Another field of study I am interested in is the philosophical interpretation of Hellenistic mythology in late antique thinkers.


My name is Nicola Spanu. I was born in Cagliari, Italy on 24/12/1978. I graduated with honours in philosophy at Cagliari University (2006) with a degree thesis on Mircea Eliade. Afterwards, I attended a post-university course on marketing and communication in Rome (2007), run by 'Ateneo Impresa Business school', in order to open my philosophical interests to the most challenging aspects of contemporary society, such as the all pervading power of the media, of marketing and so on. Subsequently, I did a PhD at the University of Birmingham, U.K. (2008-2010) on Plotinus's Ennead II. 9. [33] 'Against the Gnostics', which will be published by Peeters Publishers (Autumn 2011 - Winter 2012). I made an English translation and commentary of the Greek text, trying to develop a new interpretation of the controversy occurred between Plotinus and his Gnostic disciples. I'm currently involved in two research projects.
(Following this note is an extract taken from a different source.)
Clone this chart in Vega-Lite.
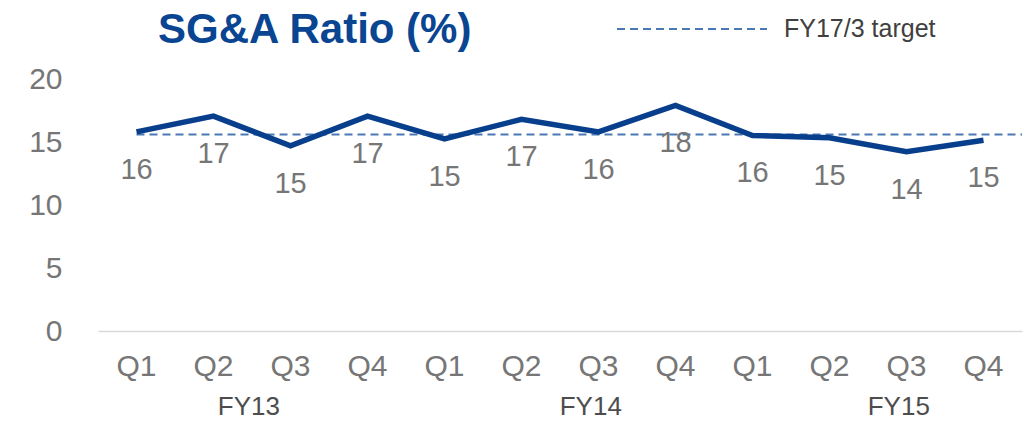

One(supervised by Professor Markus Vinzent, King's College-London)aims at translating and commenting Meister Eckhart's Latin work (at the moment, I am working on the first of Eckhart's Parisian Question entitled 'Utrum in deo sit idem esse et intelligere'); the other (supervised by Professor Markus Vinzent, King's College-London and Prof. Allen Brent, Cambridge University) focuses on the interaction of Christian and non-Christian iconography as testified both in archaeological remains and literary sources.